Data da Publicação: 29/03/2022
História do Povo Morcego
Narrador: Francisco Akikũ Kanoé. Gravação feita pela antropóloga Betty Mindlin. Transcrição Betty Mindlin, disponibilizado para o acervo do povo Kanoé no Site Memórias Indígenas em Rondônia e Noroeste de Mato Grosso por Fernando Kanoé.
A rapaziada foi apanhar gongo de ouricuri, palmeira muito conhecido na região de Rondônia. Esse gongo que dá no tronco da bela palmeira ouricuri e que costuma crescer nela.
-Vamos pegar os bichos para podermos comer! Juntaram quatro homens. No ouricurizal estava chovendo. Abrigaram-se na apuizeira, esconderam-se atrás da sacopemba e um deles ficou sozinho. Quando parou a chuva, o outro o chamou para ir embora.
- Vamos embora parente!
Saíram e foram embora e não o esperaram. Quando o rapaz foi procurar não viu ninguém.
-Me deixaram!
O morcego o chamou de um oco de árvore:
- Meu neto, entre aqui! Não é um pau e sim uma casa!
- Isso é um buraco de pau!
- Não, é casa!
O rapaz entrou, viu carne moqueado, caça, cabeça de gente espetadas em paus afiados. A vovó morcego o convidou para ficar e comer tripa de macaco. Porém não era macaco, o morcego matava os Kanoé. Comiam as tripas e colocavam as cabeças enfiadas em paus na casa.
- Ah, por isso nós os Kanoé da maloca estamos acabando!
Logo chegou um morcego - era grande - com gente nas costas:
- Está aí, vovó, está aí tripa para a senhora!
A vovó cozinhava. O rapaz embaixo da linha, com medo.
- Vovó, o que está cozinhando aí? Disse o caçador morcego, sentindo o cheiro do moço.
- São queixadas que passaram no terreiro!
- Por que você não matou?
- Eu queria matar, mas a borduna quebrou! A queixada gritou e fugiu.
- Parece que aqui tem uma pessoa escondida!
- Não tem nada meu neto!
Não demorou e chegou outro com gente nas costas, depois outro, depois outro.
- Neto vocês vão tomar banho, estão todos com sangue! Quando desceram para tomar banho, a vovó morcego escondeu o moço numa palha perto da porta.
- Meu neto, quando for de tarde e fecharmos a porta, você pula e vai embora.
Deu tripa de gente para ele:
- Come, meu neto, tripa de macaco!
- Como, não é tripa de gente!
Ela insistia. Ele ficou enfiado na palha.
- Eu vou fechar a porta, meus netos, você está cansado!
Quando a porta fechou o moço pulou. O bando de morcegos viu sua canela, correu atrás.

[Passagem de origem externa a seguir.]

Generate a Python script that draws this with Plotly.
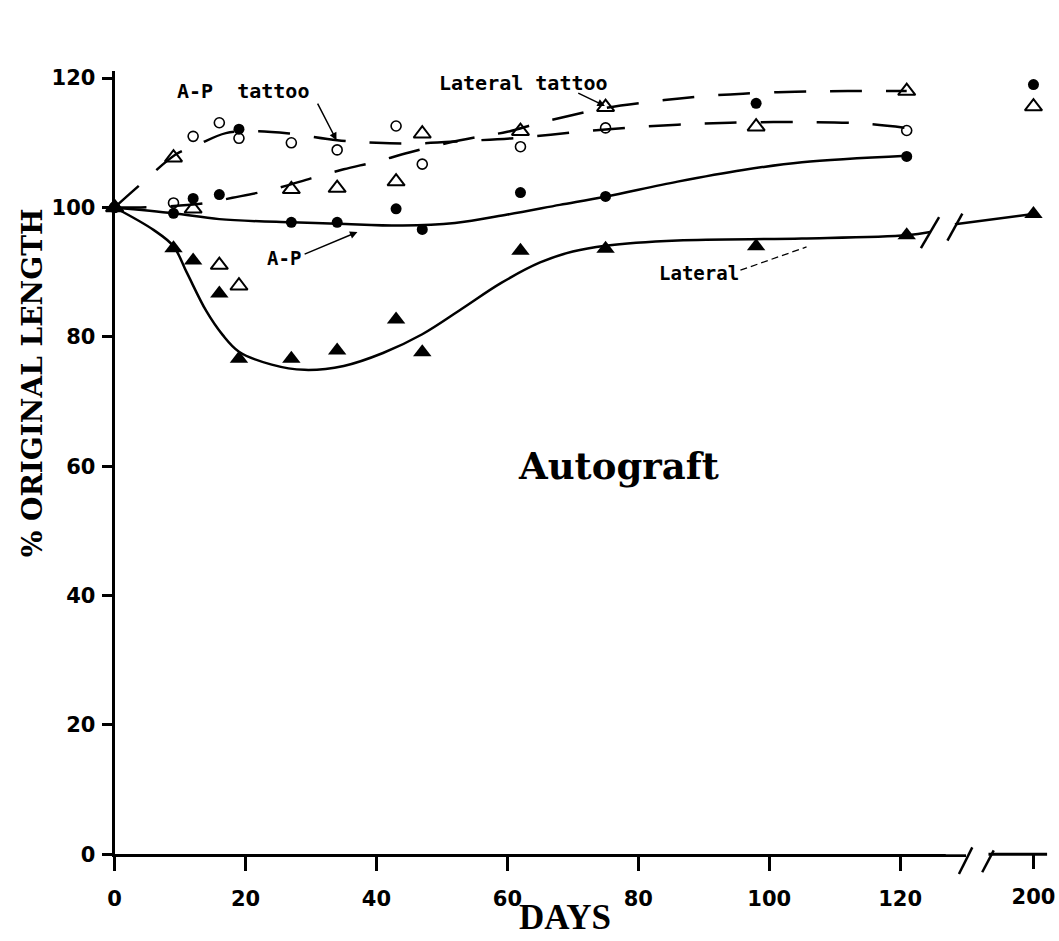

Lá foi o rapaz com os morcegos o perseguindo. Passaram um bananal, chegaram na maloca dos Kanoé. Os morcegos não tiveram como entrar na maloca. O rapaz voou pela porta a dentro e desmoronou no chão.
- O que aconteceu?
- Quase me pegaram e me mataram!
Passou mais de meia hora sem falar. Os doutores, os pajés, vieram tomaram rapé, curaram e o moço ficou bom. Só foi contar a história inteira no outro dia.
- Parentes, por isso nós Kanoé estamos nos acabando.
Ontem eu entrei em uma casa, não é pau, não é sacopemba.
É uma casa onde dá para ver cabeça de gente, nossos parentes.
- Então se estamos acabando, vamos matá-los.
Tiraram muita linha, muito lenha e ajuntaram palha.
De manhã foram lá atear fogo. Morreram todos os matadores. Os Kanoé venceram os índios morcegos, grande inimigo do povo Kanoé.